Since then, the sector has gone through a rewriting of regulations to make banks less prone to failure. Repairing the public perception of bankers, Mr. Clark says, will take longer.

He is a booster of banks, in particular his own, which is no surprise. He wears a green tie to our meeting, a sort of an unofficial uniform at TD. Every male executive there seems to own one – you wonder if the Harry Rosen store on Bay Street has trouble keeping them in stock. But even with Mr. Clark's pride and optimism for Canadian banks, he figures the lasting legacy of the financial crisis is the damage that banks have done to their image. And that's something all bankers now must wear.

"We still have a long journey to go for people to restore trust in the banking system," he says. "I didn't think the banking industry as a whole acknowledged the roles that they played in the financial crisis, and they didn't act like, 'Hey, we were central to this.'"

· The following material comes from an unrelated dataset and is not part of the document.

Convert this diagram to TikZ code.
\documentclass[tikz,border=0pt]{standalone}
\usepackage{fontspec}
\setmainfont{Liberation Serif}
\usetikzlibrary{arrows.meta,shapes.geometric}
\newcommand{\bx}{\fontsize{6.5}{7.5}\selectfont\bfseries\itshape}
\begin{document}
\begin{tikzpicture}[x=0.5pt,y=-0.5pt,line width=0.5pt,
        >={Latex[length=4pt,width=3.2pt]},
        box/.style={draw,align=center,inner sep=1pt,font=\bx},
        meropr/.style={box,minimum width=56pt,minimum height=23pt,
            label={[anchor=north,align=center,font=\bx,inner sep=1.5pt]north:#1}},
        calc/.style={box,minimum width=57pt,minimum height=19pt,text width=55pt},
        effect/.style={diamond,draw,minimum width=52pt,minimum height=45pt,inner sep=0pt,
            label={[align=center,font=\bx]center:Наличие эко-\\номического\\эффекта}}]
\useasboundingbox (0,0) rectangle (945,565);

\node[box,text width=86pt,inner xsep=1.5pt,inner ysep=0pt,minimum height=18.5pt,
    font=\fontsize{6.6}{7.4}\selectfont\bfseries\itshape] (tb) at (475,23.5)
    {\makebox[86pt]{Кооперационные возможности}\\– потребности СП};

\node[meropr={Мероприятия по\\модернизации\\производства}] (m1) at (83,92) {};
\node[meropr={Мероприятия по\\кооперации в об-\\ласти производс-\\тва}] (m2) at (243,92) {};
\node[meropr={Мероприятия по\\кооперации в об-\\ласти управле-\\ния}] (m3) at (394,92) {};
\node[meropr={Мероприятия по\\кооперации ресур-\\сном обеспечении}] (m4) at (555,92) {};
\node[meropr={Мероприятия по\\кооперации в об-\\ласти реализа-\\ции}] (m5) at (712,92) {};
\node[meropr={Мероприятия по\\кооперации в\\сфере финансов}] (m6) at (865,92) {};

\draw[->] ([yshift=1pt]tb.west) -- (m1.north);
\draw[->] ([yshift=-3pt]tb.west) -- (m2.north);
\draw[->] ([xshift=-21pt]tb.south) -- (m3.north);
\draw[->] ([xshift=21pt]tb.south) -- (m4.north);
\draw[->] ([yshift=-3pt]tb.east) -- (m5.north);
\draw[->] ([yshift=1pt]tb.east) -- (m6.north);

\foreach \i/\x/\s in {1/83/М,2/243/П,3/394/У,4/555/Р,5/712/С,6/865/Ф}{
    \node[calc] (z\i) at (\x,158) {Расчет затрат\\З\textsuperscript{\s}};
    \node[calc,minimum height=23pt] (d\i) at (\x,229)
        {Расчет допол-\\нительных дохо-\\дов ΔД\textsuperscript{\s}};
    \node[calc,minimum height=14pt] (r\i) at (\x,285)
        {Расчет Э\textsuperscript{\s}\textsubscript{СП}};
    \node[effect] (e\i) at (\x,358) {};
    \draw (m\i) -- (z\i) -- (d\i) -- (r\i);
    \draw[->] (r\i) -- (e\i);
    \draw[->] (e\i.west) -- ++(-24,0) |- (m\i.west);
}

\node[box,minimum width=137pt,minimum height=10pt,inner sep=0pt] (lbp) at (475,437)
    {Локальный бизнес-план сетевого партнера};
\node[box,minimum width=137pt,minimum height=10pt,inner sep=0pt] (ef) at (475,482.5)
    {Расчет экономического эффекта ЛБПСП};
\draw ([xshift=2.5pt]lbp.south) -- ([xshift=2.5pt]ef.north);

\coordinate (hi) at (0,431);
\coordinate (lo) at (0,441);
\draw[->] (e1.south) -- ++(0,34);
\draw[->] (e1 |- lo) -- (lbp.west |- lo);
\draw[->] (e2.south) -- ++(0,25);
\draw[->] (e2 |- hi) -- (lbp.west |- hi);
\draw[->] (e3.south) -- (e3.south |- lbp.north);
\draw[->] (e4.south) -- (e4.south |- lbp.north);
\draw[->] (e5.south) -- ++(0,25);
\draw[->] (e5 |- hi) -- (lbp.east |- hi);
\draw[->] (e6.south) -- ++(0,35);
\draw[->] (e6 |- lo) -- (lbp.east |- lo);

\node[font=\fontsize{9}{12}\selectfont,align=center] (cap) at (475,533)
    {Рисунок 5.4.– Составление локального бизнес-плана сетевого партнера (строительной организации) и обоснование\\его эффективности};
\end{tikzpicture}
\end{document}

Four years after Lehman, the banking crisis is now a fiscal crisis, putting pressure on governments which are now burdened with debt, including some in Europe which propped up their own imperilled banks during the darkest days of the 2008 and 2009 crisis. That safety cushion, Mr. Clark says, is now gone.

"That's the frightening part is that we've burned through governments as an instrument behind [the banks] … I think your last line of defence is your central banks, and that's where you're down to. So that makes you more nervous about it in some sense than you were before."

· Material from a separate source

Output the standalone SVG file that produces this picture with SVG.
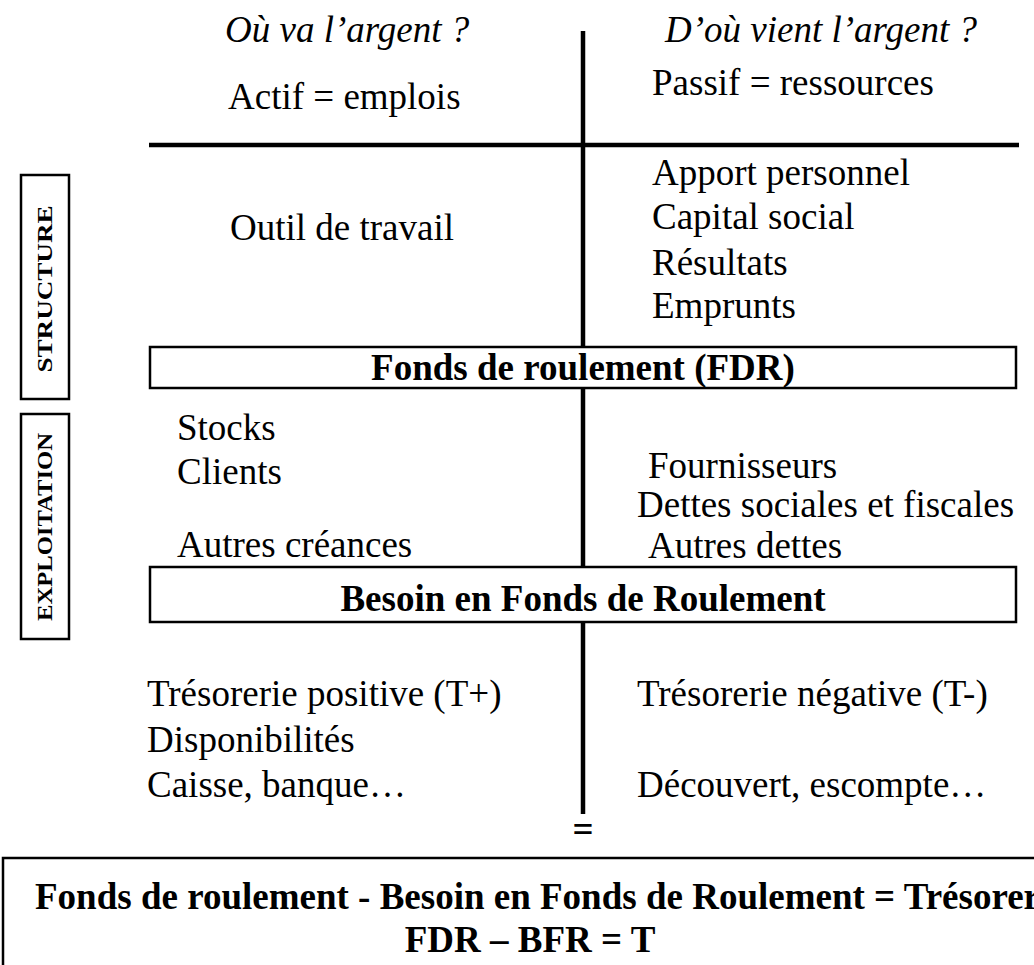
<svg xmlns="http://www.w3.org/2000/svg" width="1034" height="965" viewBox="0 0 1034 965">
<style>
.t{font-family:"Liberation Serif","Times New Roman",serif;font-size:37px;fill:#000}
.i{font-style:italic}
.b{font-weight:bold}
.c{text-anchor:middle}
.side{font-family:"Liberation Serif","Times New Roman",serif;font-size:20px;font-weight:bold;text-anchor:middle;fill:#000}
.box{fill:#fff;stroke:#000;stroke-width:2.5}
.ln{stroke:#000;stroke-width:4.5;fill:none}
</style>
<rect width="1034" height="965" fill="#fff"/>
<g id="connectors">
<line class="ln" x1="583" y1="31" x2="583" y2="347"/>
<line class="ln" x1="583" y1="388" x2="583" y2="567"/>
<line class="ln" x1="583" y1="622" x2="583" y2="814"/>
<line class="ln" x1="149" y1="145" x2="1019" y2="145"/>
</g>
<g id="header-actif">
<text class="t i" x="225" y="42">Où va l’argent ?</text>
<text class="t" x="228" y="109">Actif = emplois</text>
</g>
<g id="header-passif">
<text class="t i" x="665" y="42">D’où vient l’argent ?</text>
<text class="t" x="652" y="95">Passif = ressources</text>
</g>
<g id="structure-label">
<rect class="box" x="21" y="175" width="48" height="224"/>
<text class="side" transform="translate(52,289) rotate(-90)" textLength="167" lengthAdjust="spacingAndGlyphs">STRUCTURE</text>
</g>
<g id="exploitation-label">
<rect class="box" x="21" y="414" width="48" height="225"/>
<text class="side" transform="translate(52,527) rotate(-90)" textLength="188" lengthAdjust="spacingAndGlyphs">EXPLOITATION</text>
</g>
<g id="emplois-structure">
<text class="t" x="230" y="240">Outil de travail</text>
</g>
<g id="ressources-structure">
<text class="t" x="652" y="185">Apport personnel</text>
<text class="t" x="652" y="229">Capital social</text>
<text class="t" x="652" y="275">Résultats</text>
<text class="t" x="652" y="318">Emprunts</text>
</g>
<g id="fdr">
<rect class="box" x="150" y="347" width="866" height="41"/>
<text class="t b c" x="583" y="380">Fonds de roulement (FDR)</text>
</g>
<g id="emplois-exploitation">
<text class="t" x="177" y="440">Stocks</text>
<text class="t" x="177" y="484">Clients</text>
<text class="t" x="177" y="557">Autres créances</text>
</g>
<g id="ressources-exploitation">
<text class="t" x="648" y="478">Fournisseurs</text>
<text class="t" x="637" y="517">Dettes sociales et fiscales</text>
<text class="t" x="648" y="558">Autres dettes</text>
</g>
<g id="bfr">
<rect class="box" x="150" y="567" width="866" height="55"/>
<text class="t b c" x="583" y="611">Besoin en Fonds de Roulement</text>
</g>
<g id="tresorerie-positive">
<text class="t" x="147" y="706">Trésorerie positive (T+)</text>
<text class="t" x="147" y="752">Disponibilités</text>
<text class="t" x="147" y="797">Caisse, banque…</text>
</g>
<g id="tresorerie-negative">
<text class="t" x="637" y="706">Trésorerie négative (T-)</text>
<text class="t" x="637" y="797">Découvert, escompte…</text>
</g>
<g id="equals">
<text class="t b c" x="583" y="842">=</text>
</g>
<g id="formule">
<rect class="box" x="3" y="858" width="1060" height="140"/>
<text class="t b" x="35" y="909">Fonds de roulement - Besoin en Fonds de Roulement = Trésorerie</text>
<text class="t b c" x="530" y="952">FDR – BFR = T</text>
</g>
</svg>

And yet Mr. Clark remains upbeat on certain fronts. The U.S., where TD opened its 1,300th branch in August and has more locations than in Canada, will be resilient even in the face of economic turmoil, he predicts. If it can resolve its political deadlock, Washington has the ability to fix its fiscal mess. "Its problems are trivial compared to Europe. If you put five economists in a room and say you each have half an hour to come up with a solution for the United States, all five could say, 'I don't need half an hour,'" he says. "Europe is much more complicated."

The prospect of a default in one or more euro zone countries has hung over the financial world for more than a year now. A prolonged recession in Europe could send ripples around the globe, potentially halting an economic recovery in the U.S. and grinding down China's growth rate, which would then turn into a reckoning for Canada's resource-rich economy.

"You don't have to spend too much time in the entrails of the European collapse to know what it does to Canada," Mr. Clark says. "Anything that hurts Canada, will hurt TD and hurt the other Canadian banks."

And that is where the true slowdown looms for Canadian banking. Not in the recent third-quarter numbers, but in the ones yet to come. Prolonged low interest rates have created a low-growth environment.

It's a problem of perspective, Mr. Clark says. In the past, you could compare a bank's quarter to the year before and be comfortable that profits were growing. Now, the most important measure is from one quarter to the next. "I think this quarter, everyone dodged a bullet," he says. "But … you can see the effects starting to bite on everyone."